Absorb stent pulled from European market


The Absorb bioresorbable vascular scaffold (BVS, Abbott Vascular) has been pulled from widespread use in Europe according to an urgent field safety letter issued to cardiologists by Abbott.

Effective May 31, 2017, the stent will only be available for use at select sites participating in a clinical registry that will play a key role in monitoring the technology, the company said.

News of the letter, issued to cardiologists in Europe last week, broke on Twitter yesterday in the US when a copy was posted online.

The move to restrict use of the device comes after concerns were raised that treatment with the stent was associated with a twofold increased risk of target-vessel MI as well as an increased risk of late scaffold thrombosis, compared with the metallic everolimus-eluting stent (Xience, Abbott Vascular) following recent safety data released from the 3-year ABSORB II study.

Abbott has said it is working with European regulatory agencies and the medical expert community to collect more real world evidence to confirm whether improved implantation techniques will mitigate the higher event rates. The registry will also set out to address other concerns around stent thrombosis and duration of dual antiplatelet therapy (DAPT) after implantation.

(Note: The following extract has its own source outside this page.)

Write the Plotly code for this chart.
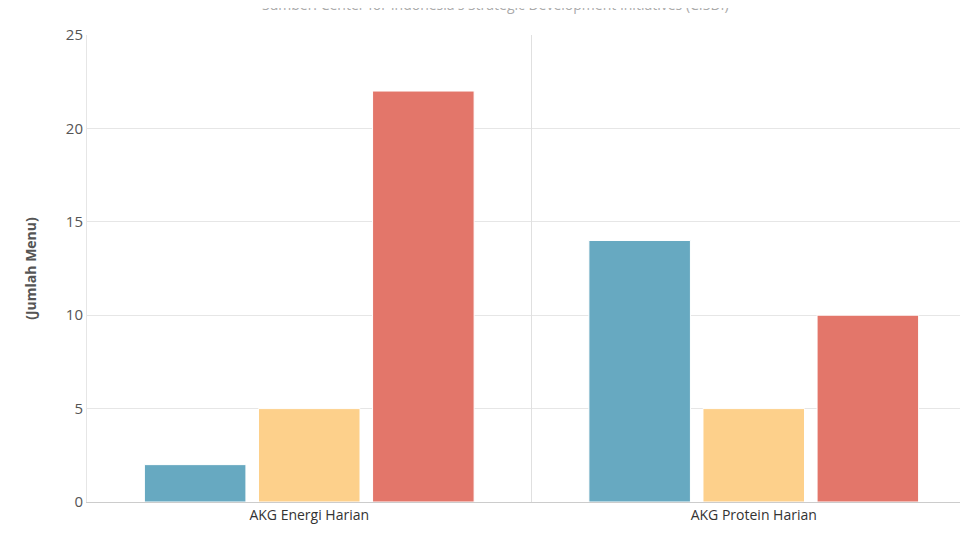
import plotly.graph_objects as go

categories = ["AKG Energi Harian", "AKG Protein Harian"]
series_names = ["Kurang", "Sesuai", "Berlebih"]
series_values = [[2, 14], [5, 5], [22, 10]]
colors = ["#67a9c1", "#fdd08b", "#e3766a"]

fig = go.Figure()
for name, vals, c in zip(series_names, series_values, colors):
    fig.add_trace(go.Bar(x=categories, y=vals, name=name, marker_color=c,
                         marker_line_color="#ffffff", marker_line_width=1))

fig.update_layout(
    width=968, height=543,
    margin=dict(l=79, r=0, t=27, b=49),
    plot_bgcolor="white", paper_bgcolor="white",
    font=dict(family="Open Sans, sans-serif", size=14, color="#555555"),
    barmode="group", bargap=0.23, bargroupgap=0.11,
    showlegend=False,
    annotations=[dict(text="Sumber: Center for Indonesia's Strategic Development Initiatives (CISDI)",
                      xref="paper", yref="paper", x=0.46, y=1, yshift=31, yanchor="middle",
                      showarrow=False, font=dict(size=14, color="#aaaaaa"))],
)
fig.update_xaxes(showgrid=False, showline=True, linecolor="#cccccc", ticks="",
                 tickfont=dict(color="#333333", size=14))
fig.add_vline(x=0.5, line_color="#e0e0e0", line_width=1)
fig.update_yaxes(range=[0, 25], dtick=5, gridcolor="#e6e6e6", zeroline=False,
                 showline=True, linecolor="#e6e6e6",
                 title=dict(text="<b>(Jumlah Menu)</b>", font=dict(size=14, color="#555555"), standoff=25),
                 tickfont=dict(color="#555555", size=15))
fig.write_html("out.html")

The company has withdrawn use of the device in hospitals until 2018, when it will review the situation, it said.

It’s more bad news for the device, which has been plagued by controversy in recent years. Just last month findings from the 2-year ABSORB III study presented in a late breaking session at the American College of Cardiology Scientific Sessions revealed that the device was associated with greater rates of cardiac death, heart attack, and the need for an additional procedure to re-open the treated heart vessel, when compared to patients treated with XIENCE.

More evidence against the device emerged just last week as fresh safety concerns were raised after an early analysis of the 2-year results from the Amsterdam Investigator-Initiated Absorb Strategy All-Comers Trial (AIDA) revealed that use of BVS was associated with a significantly increased risk of scaffold thrombosis, and of target-vessel MI, compared with patients who received Xience.

On March 27 the TGA issued a safety alert to cardiologists warning them of the increased risk of major adverse cardiac events with Absorb advising them to use caution when selecting the device and follow instructions for patient and target vessel selection, included in the BVS physician labelling.

A spokeswoman for the TGA told the limbic the regulatory body is in discussions with Abbott Vascular to ensure the most up to date worldwide clinical evidence has been presented for the Absorb “to inform any actions to be taken in the Australian context.”